Prosthetic Knee for Transfemoral Prosthesis

This project involves the conceptual design, development and testing of a Polycentric Knee joint for persons with Transfemoral (above-knee) amputation. Also referred to as a "four-bar" knee, it has advantages over a hinge joint because of the multiple axes of rotation. The knee provides stability during the early stance phase of walking, yet is easy to bend to initiate the swing phase or to sit down. The four-bar knee causes the leg's overall length to shorten reducing the risk of stumbling. While the concept of a polycentric knee has been around for a long time in western countries, this aims to be the first indigenously designed knee from first principles (Prof. Radcliffe's seminal work), specifically optimized for users who have to navigate uneven terrain. The geometry is obtained by optimization based on certain hypotheses derived from literature and its suitability will be verified by clinical trials. The Instant Centre (IC) curve of this knee is markedly different from other commercially available knees.

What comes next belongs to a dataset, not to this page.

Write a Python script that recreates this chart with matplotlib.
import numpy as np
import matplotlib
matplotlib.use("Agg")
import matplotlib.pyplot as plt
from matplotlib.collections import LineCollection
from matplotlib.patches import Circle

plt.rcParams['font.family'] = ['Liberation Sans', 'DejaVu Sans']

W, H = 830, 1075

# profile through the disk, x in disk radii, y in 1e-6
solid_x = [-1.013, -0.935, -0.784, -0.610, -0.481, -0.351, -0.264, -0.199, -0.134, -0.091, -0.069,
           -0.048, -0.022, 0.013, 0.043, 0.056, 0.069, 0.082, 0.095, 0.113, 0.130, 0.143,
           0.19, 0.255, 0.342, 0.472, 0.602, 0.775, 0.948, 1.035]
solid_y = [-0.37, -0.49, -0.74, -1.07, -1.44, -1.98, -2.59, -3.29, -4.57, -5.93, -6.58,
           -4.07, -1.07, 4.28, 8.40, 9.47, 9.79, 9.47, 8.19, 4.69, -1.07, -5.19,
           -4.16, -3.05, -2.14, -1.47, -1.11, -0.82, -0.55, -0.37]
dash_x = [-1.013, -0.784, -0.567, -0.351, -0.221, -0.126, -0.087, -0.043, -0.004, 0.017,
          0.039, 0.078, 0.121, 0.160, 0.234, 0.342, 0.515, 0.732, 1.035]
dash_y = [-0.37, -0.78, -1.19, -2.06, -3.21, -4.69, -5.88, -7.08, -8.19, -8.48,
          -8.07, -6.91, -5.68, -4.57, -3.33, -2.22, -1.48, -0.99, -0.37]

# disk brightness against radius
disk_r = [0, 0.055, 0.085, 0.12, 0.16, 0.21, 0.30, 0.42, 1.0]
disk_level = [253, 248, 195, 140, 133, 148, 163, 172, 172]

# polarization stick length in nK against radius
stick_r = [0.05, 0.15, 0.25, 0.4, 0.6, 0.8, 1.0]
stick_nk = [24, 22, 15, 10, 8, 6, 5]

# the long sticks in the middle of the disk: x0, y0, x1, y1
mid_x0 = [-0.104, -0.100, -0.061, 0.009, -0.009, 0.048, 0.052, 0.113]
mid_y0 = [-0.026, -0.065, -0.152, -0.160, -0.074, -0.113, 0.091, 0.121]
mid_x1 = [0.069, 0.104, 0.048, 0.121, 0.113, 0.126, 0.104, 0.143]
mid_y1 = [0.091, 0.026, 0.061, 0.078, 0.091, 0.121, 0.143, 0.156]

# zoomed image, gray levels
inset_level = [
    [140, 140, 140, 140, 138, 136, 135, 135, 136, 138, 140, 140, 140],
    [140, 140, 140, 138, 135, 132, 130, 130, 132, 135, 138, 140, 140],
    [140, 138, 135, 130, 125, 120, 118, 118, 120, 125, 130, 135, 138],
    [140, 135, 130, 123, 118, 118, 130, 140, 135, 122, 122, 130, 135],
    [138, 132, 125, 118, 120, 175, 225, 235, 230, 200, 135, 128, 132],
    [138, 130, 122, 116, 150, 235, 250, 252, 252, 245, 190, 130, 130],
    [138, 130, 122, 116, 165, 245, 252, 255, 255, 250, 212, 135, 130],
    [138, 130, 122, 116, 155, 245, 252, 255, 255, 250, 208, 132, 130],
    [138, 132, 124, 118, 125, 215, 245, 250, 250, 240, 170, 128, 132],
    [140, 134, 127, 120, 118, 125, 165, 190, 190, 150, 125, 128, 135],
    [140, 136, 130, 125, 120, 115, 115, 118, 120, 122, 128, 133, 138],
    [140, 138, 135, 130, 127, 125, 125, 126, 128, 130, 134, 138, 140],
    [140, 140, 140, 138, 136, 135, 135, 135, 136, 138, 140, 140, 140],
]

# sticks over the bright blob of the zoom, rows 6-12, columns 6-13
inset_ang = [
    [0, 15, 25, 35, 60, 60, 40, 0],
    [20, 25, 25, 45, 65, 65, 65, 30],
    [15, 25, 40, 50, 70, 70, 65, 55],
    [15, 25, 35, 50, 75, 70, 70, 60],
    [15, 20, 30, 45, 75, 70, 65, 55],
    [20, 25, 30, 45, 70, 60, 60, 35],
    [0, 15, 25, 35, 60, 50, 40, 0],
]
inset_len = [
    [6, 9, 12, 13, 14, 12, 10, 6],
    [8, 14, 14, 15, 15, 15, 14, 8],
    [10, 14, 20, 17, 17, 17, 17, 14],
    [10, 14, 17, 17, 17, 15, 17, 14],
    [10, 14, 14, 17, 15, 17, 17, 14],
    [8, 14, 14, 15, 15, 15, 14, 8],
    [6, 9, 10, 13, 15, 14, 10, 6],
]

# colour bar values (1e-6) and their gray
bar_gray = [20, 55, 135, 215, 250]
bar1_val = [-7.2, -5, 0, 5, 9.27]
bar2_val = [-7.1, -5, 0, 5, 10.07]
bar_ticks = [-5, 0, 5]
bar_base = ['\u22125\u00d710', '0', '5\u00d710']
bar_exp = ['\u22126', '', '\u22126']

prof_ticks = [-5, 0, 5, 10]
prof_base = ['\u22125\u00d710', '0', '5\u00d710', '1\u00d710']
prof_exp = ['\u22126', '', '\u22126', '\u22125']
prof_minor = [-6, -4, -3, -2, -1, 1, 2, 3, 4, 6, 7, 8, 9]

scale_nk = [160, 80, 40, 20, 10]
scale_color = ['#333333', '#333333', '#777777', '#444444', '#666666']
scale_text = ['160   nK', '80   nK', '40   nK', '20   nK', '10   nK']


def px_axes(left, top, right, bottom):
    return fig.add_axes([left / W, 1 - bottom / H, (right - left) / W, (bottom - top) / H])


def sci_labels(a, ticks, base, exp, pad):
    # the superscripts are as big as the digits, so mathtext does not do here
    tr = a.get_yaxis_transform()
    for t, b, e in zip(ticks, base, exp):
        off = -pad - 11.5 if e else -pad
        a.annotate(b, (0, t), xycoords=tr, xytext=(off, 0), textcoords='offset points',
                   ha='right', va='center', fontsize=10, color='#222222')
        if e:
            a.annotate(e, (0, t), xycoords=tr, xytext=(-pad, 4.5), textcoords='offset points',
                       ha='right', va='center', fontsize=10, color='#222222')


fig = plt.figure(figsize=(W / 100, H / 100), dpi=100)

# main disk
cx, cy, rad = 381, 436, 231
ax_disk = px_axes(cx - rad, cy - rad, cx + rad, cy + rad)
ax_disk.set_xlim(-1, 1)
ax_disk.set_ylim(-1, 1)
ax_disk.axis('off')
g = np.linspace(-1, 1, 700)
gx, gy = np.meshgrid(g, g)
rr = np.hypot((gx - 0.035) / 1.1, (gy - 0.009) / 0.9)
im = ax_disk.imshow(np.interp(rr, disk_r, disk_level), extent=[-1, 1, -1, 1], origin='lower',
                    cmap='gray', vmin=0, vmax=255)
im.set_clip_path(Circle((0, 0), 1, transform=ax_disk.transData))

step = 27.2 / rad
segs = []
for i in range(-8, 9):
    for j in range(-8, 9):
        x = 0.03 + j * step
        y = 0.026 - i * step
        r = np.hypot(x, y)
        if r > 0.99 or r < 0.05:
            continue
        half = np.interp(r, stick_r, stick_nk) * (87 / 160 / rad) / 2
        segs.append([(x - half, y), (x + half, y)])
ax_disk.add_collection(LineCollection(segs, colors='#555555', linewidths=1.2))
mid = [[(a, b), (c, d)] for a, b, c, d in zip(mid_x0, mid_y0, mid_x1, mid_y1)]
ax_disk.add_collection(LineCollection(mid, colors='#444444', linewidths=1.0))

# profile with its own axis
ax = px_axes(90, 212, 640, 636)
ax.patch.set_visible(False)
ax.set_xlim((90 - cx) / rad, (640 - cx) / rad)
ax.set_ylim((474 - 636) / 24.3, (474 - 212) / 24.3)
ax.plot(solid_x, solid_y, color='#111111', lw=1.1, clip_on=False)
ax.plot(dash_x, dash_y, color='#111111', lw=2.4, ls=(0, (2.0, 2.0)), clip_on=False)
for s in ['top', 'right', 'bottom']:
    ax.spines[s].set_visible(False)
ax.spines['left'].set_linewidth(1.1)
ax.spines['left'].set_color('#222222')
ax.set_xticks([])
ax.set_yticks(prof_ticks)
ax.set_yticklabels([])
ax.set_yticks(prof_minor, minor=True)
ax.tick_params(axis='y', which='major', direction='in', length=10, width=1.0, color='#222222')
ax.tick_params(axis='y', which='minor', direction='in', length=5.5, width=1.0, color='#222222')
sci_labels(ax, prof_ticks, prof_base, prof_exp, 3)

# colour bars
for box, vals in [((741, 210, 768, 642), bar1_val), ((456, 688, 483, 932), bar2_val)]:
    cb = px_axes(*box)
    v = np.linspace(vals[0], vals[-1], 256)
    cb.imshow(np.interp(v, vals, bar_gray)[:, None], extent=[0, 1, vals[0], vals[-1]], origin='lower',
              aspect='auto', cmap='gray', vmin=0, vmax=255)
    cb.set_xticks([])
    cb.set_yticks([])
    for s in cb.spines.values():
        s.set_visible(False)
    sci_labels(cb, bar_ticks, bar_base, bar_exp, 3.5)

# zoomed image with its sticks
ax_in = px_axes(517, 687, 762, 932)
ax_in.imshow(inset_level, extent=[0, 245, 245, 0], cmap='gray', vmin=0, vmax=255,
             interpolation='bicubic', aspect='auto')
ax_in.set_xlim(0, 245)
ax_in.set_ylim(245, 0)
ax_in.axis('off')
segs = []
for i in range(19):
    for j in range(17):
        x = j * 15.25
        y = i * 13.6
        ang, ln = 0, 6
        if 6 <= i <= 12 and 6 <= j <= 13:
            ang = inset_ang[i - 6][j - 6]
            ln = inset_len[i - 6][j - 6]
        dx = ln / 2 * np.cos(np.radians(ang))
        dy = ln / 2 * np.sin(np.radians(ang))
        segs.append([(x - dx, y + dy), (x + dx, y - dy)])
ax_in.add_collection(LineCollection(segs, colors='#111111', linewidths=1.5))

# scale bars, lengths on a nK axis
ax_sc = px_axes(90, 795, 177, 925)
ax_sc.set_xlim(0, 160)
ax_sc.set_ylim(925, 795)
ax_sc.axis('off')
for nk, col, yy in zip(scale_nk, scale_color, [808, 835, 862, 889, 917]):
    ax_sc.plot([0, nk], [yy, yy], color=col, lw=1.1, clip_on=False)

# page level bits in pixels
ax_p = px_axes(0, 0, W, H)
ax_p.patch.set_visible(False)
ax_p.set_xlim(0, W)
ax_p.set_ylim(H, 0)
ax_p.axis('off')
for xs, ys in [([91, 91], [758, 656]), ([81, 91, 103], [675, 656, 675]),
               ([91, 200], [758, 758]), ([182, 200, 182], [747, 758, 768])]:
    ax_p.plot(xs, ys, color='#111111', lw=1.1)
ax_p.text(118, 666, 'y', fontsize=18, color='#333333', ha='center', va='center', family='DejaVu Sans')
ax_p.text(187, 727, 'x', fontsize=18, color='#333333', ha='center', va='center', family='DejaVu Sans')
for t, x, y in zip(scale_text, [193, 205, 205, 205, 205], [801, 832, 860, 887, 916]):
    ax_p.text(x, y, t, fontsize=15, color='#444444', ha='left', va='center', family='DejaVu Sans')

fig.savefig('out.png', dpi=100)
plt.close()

The initial clinical trial conducted at Mobility India was very promising. The user was able to immediately recognize the stable nature of the knee. Despite having a very short residual limb to control the prosthesis, he was able to leave the safety of the parallel bars and take on open spaces in the initial trial itself. The knee also performed well while going up and down a ramp.

The knee design was the M. Tech project of T S Anand (2013-14) and was funded by the Society for Biomedical Technology (SBMT). We are working on design refinements and multiple prototyping to try the knee unit on users with different residual muscle capabilities. We also intend to perform a gait analysis to quantitatively evaluate the design.